» **PROBLEM TO WORK ON**: Keep the pictures out and restate every record exactly.
================
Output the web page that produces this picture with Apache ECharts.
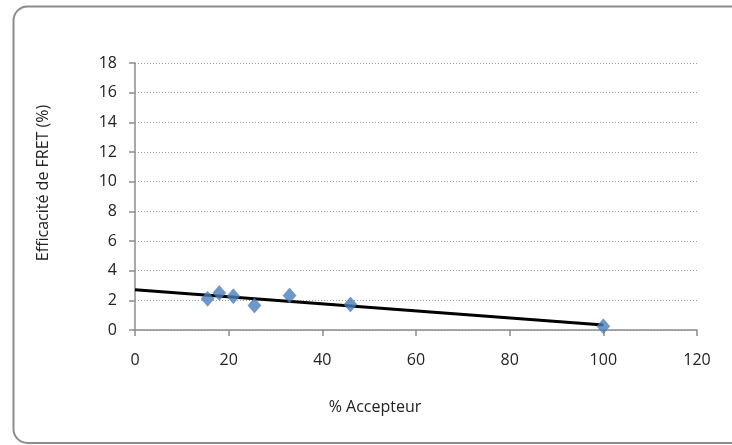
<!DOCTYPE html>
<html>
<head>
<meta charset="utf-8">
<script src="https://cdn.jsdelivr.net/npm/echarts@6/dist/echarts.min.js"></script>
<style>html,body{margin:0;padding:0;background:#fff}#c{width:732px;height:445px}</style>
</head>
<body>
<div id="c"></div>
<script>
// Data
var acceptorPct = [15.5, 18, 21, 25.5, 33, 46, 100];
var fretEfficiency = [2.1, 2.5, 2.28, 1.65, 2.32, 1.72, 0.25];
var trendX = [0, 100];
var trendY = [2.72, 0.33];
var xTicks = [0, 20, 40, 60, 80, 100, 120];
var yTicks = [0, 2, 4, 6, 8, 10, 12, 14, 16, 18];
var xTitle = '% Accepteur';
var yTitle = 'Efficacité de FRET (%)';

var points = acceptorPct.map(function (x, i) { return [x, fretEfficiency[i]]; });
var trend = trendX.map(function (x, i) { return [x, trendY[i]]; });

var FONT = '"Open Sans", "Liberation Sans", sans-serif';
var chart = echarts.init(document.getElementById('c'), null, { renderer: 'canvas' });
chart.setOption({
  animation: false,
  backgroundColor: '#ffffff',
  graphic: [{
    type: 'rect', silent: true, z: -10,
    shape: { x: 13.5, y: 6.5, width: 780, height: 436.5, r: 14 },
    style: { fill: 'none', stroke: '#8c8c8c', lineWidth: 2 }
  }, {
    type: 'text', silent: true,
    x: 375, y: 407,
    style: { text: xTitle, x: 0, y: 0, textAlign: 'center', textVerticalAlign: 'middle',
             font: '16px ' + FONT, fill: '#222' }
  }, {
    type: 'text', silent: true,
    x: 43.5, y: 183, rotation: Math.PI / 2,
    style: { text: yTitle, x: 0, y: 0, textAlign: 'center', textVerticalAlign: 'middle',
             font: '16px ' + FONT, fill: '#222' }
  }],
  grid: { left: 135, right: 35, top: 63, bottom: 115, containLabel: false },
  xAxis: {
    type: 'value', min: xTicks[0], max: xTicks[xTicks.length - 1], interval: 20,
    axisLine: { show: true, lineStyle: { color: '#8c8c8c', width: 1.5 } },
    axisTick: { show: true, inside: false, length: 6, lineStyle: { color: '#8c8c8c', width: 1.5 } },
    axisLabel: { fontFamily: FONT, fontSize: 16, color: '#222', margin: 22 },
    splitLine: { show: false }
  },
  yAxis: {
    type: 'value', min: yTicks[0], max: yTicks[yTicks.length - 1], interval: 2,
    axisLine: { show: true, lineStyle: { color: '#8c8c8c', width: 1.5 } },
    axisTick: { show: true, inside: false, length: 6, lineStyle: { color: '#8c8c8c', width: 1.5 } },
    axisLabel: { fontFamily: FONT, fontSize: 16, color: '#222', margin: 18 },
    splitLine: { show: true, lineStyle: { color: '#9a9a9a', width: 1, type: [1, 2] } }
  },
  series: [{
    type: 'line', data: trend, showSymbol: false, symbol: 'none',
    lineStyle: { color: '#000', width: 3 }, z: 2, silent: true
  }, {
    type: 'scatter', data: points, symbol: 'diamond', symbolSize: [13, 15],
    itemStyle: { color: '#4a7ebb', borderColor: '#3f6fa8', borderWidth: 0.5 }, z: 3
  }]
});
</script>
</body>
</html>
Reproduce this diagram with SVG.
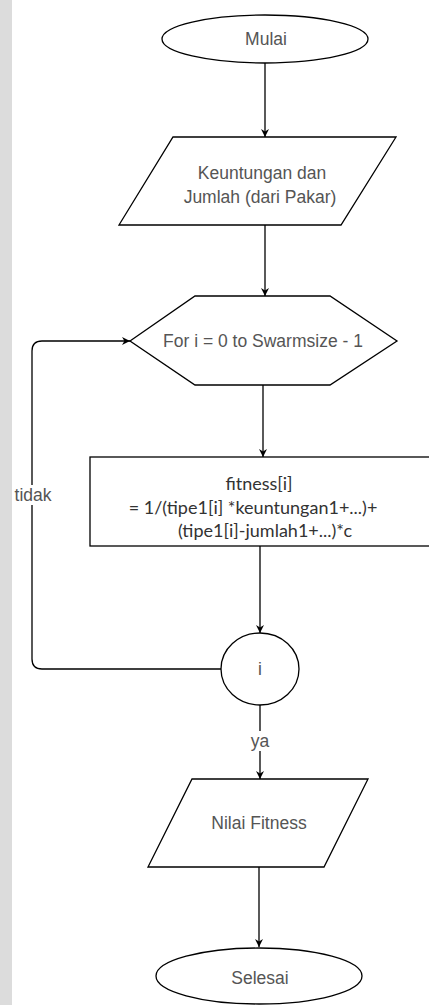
================
» **SOLUTION**:
Output the web page that produces this picture with Apache ECharts.
<!DOCTYPE html>
<html>
<head>
<meta charset="utf-8">
<script src="https://cdn.jsdelivr.net/npm/echarts@6/dist/echarts.min.js"></script>
<style>html,body{margin:0;padding:0;background:#fff}#c{width:732px;height:445px}</style>
</head>
<body>
<div id="c"></div>
<script>
// Data
var acceptorPct = [15.5, 18, 21, 25.5, 33, 46, 100];
var fretEfficiency = [2.1, 2.5, 2.28, 1.65, 2.32, 1.72, 0.25];
var trendX = [0, 100];
var trendY = [2.72, 0.33];
var xTicks = [0, 20, 40, 60, 80, 100, 120];
var yTicks = [0, 2, 4, 6, 8, 10, 12, 14, 16, 18];
var xTitle = '% Accepteur';
var yTitle = 'Efficacité de FRET (%)';

var points = acceptorPct.map(function (x, i) { return [x, fretEfficiency[i]]; });
var trend = trendX.map(function (x, i) { return [x, trendY[i]]; });

var FONT = '"Open Sans", "Liberation Sans", sans-serif';
var chart = echarts.init(document.getElementById('c'), null, { renderer: 'canvas' });
chart.setOption({
  animation: false,
  backgroundColor: '#ffffff',
  graphic: [{
    type: 'rect', silent: true, z: -10,
    shape: { x: 13.5, y: 6.5, width: 780, height: 436.5, r: 14 },
    style: { fill: 'none', stroke: '#8c8c8c', lineWidth: 2 }
  }, {
    type: 'text', silent: true,
    x: 375, y: 407,
    style: { text: xTitle, x: 0, y: 0, textAlign: 'center', textVerticalAlign: 'middle',
             font: '16px ' + FONT, fill: '#222' }
  }, {
    type: 'text', silent: true,
    x: 43.5, y: 183, rotation: Math.PI / 2,
    style: { text: yTitle, x: 0, y: 0, textAlign: 'center', textVerticalAlign: 'middle',
             font: '16px ' + FONT, fill: '#222' }
  }],
  grid: { left: 135, right: 35, top: 63, bottom: 115, containLabel: false },
  xAxis: {
    type: 'value', min: xTicks[0], max: xTicks[xTicks.length - 1], interval: 20,
    axisLine: { show: true, lineStyle: { color: '#8c8c8c', width: 1.5 } },
    axisTick: { show: true, inside: false, length: 6, lineStyle: { color: '#8c8c8c', width: 1.5 } },
    axisLabel: { fontFamily: FONT, fontSize: 16, color: '#222', margin: 22 },
    splitLine: { show: false }
  },
  yAxis: {
    type: 'value', min: yTicks[0], max: yTicks[yTicks.length - 1], interval: 2,
    axisLine: { show: true, lineStyle: { color: '#8c8c8c', width: 1.5 } },
    axisTick: { show: true, inside: false, length: 6, lineStyle: { color: '#8c8c8c', width: 1.5 } },
    axisLabel: { fontFamily: FONT, fontSize: 16, color: '#222', margin: 18 },
    splitLine: { show: true, lineStyle: { color: '#9a9a9a', width: 1, type: [1, 2] } }
  },
  series: [{
    type: 'line', data: trend, showSymbol: false, symbol: 'none',
    lineStyle: { color: '#000', width: 3 }, z: 2, silent: true
  }, {
    type: 'scatter', data: points, symbol: 'diamond', symbolSize: [13, 15],
    itemStyle: { color: '#4a7ebb', borderColor: '#3f6fa8', borderWidth: 0.5 }, z: 3
  }]
});
</script>
</body>
</html>
Reproduce this diagram with SVG.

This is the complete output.